VIA DALLE MARCHE. PERCHÉ?

VIA DALLE MARCHE. PERCHÉ?

Dal boom economico in poi, le Marche si erano conquistate l’appellativo di Svizzera d’Italia. Tale rosea situazione economica, che attraeva lavoratori anche da altre Regioni d’Italia, ebbe la sua prima flessione nel ‘94. La crisi proseguì nel decennio successivo e si stabilizzò con lo schiaffo economico del 2007-2008. Oggi i dati sui flussi migratori marchigiani parlano chiaro: è in atto uno spopolamento.

Secondo i dati Ires-Cgil, quasi il 10% dei marchigiani risiede all’estero, ovvero 148 mila persone, su un totale di 1,5 milioni. La quota più importante è rappresentata dai giovani, che lasciano la Regione spesso per motivi di studio, per poi non tornare più nel territorio di origine.

In provincia di Ascoli, sono 20mila quelli compresi tra i 18 e i 24 anni. In quella di Fermo, i residenti all’estero sono 17mila, ad Ancona 39mila, a Pesaro 24mila, a Macerata 49mila. Le Marche hanno perso 28mila cittadini negli ultimi 5 anni. Il saldo demografico è negativo di oltre 32 mila abitanti nell’anno 2019.

Un altro dato preoccupante è quello riguardante i cosiddetti neet, ossia quei ragazzi compresi tra i 15 e i 29 anni che non studiano, non lavorano e non fanno formazione. Se ne contano 40.000 attualmente.

Bisogna chiedersi quali siano le radici di questo fenomeno oramai radicato. Sono d’altronde radici profonde e diramate, che hanno come sintomo l’alta disoccupazione che si registra nella Regione negli ultimi anni. Il tasso di disoccupazione tra i giovani di 20-24 anni ha raggiunto l’anno scorso il 22%. L’esperienza pandemica di quest’anno non farà che aggravare la situazione, ma non ne sarà certamente la causa prima. Lo spopolamento della Regione ha cause più lontane, cui si aggiungeranno gli effetti economici della crisi sanitaria.

La forza economica della Regione Marche risiedeva, fino a pochi anni or sono, nella piccola e media impresa, nelle capacità artigiane e imprenditoriali di impianto sovente famiglistico. Con la crisi economica e finanziaria, le imprese marchigiane non hanno saputo reagire efficacemente alle difficoltà, non hanno saputo gestire la crisi, non hanno saputo inserire dirigenti capaci di apportare innovazione.
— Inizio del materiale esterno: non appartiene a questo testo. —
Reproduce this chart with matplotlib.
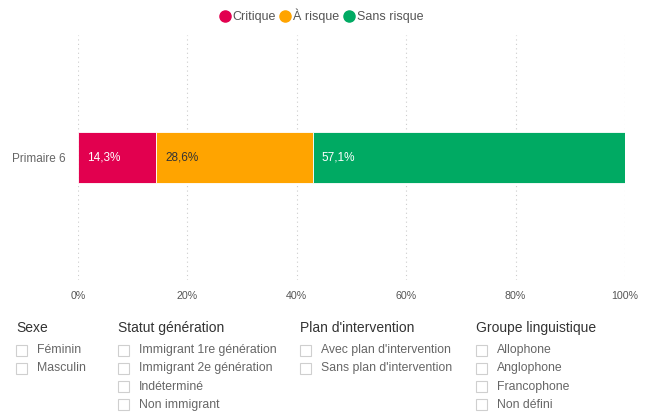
import numpy as np
import matplotlib.pyplot as plt
from matplotlib.patches import Rectangle
from matplotlib.lines import Line2D

plt.rcParams['font.family'] = ['Liberation Sans', 'DejaVu Sans']

categories = ["Primaire 6"]
series = ["Critique", "À risque", "Sans risque"]
values = [14.3, 28.6, 57.1]
colors = ["#e2004f", "#ffa400", "#00aa63"]
label_colors = ["white", "#333333", "white"]
xticks = [0, 20, 40, 60, 80, 100]

filters = {
    "Sexe": ["Féminin", "Masculin"],
    "Statut génération": ["Immigrant 1re génération", "Immigrant 2e génération",
                          "Indéterminé", "Non immigrant"],
    "Plan d'intervention": ["Avec plan d'intervention", "Sans plan d'intervention"],
    "Groupe linguistique": ["Allophone", "Anglophone", "Francophone", "Non défini"],
}
filter_x = [16, 118, 300, 476]

W, H = 646, 415
fig = plt.figure(figsize=(W / 100, H / 100), dpi=100)
ax = fig.add_axes([78 / W, 1 - 280 / H, 547 / W, 245 / H])

left = 0
for v, c, lc in zip(values, colors, label_colors):
    ax.barh(0, v, left=left, height=0.208, color=c, edgecolor="white", linewidth=0.6)
    ax.text(left + 1.6, 0, f"{v:.1f}%".replace(".", ","), color=lc,
            va="center", ha="left", fontsize=8.5)
    left += v

ax.set_xlim(0, 100)
ax.set_ylim(-0.5, 0.5)
ax.set_xticks(xticks)
ax.set_xticklabels([f"{t}%" for t in xticks], color="#555555", fontsize=7.7)
ax.set_yticks([0])
ax.set_yticklabels(categories, color="#666666", fontsize=8.5)
ax.tick_params(length=0, pad=8)
ax.tick_params(axis="y", pad=9)
ax.grid(axis="x", color="#cccccc", linestyle=(0, (1, 3)), linewidth=0.8)
ax.set_axisbelow(True)
for s in ax.spines.values():
    s.set_visible(False)

handles = [Line2D([], [], marker="o", linestyle="", markersize=8,
                  markerfacecolor=c, markeredgecolor=c) for c in colors]
fig.legend(handles, series, loc="center", bbox_to_anchor=(321 / W, 1 - 16 / H),
           ncol=3, frameon=False, fontsize=9, handlelength=0.9,
           handletextpad=0.15, columnspacing=0.35, labelcolor="#555555")

for (title, items), x in zip(filters.items(), filter_x):
    fig.text(x / W, 1 - 328 / H, title, fontsize=10, color="#333333",
             va="center", ha="left")
    for i, item in enumerate(items):
        y = 350 + i * 18.3
        fig.patches.append(Rectangle((x / W, 1 - (y + 5.5) / H), 11 / W, 11 / H,
                                     transform=fig.transFigure, facecolor="white",
                                     edgecolor="#cfcfcf", linewidth=0.8))
        fig.text((x + 21) / W, 1 - y / H, item, fontsize=8.8, color="#666666",
                 va="center", ha="left")

fig.savefig("out.png", dpi=100)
Intanto, molte imprese hanno delocalizzato la produzione laddove la manodopera costava meno. Il territorio si è lentamente svuotato e niente di nuovo e di diverso è stato proposto al suo posto. Ciò che è venuta a mancare è una visione di futuro capace di rispondere ai tempi che stavano mutando, sia da parte della politica sia da parte degli imprenditori.

Parallelamente, il sistema accademico non è affatto cresciuto e si è verificato un totale scollamento tra formazione e offerta di lavoro. D’altronde, le Marche si contraddistinguono per un’organizzazione universitaria diffusa, ma ridotte eccellenze. Molti giovani si formano nelle Marche, ma sono poi costretti a lasciare la Regione, data l’assenza di un terreno lavorativo in linea coi loro studi.

La situazione così descritta mostra uno scenario preoccupante, che potrebbe condurre al facile disfattismo e alla altrettanto facile disillusione. Tuttavia, i punti di forza delle Marche restano molteplici: su questi bisogna porre l’attenzione e da questi bisogna ripartire.

Tra questi, le Marche hanno un grande patrimonio di borghi, di artigianato locale e prodotti tipici da valorizzare. La laboriosità e la creatività marchigiane dovranno trovare altri canali di sfogo, che il solo turismo naturalistico ed enogastronomico non può fornire, ma può contribuire ad alimentare.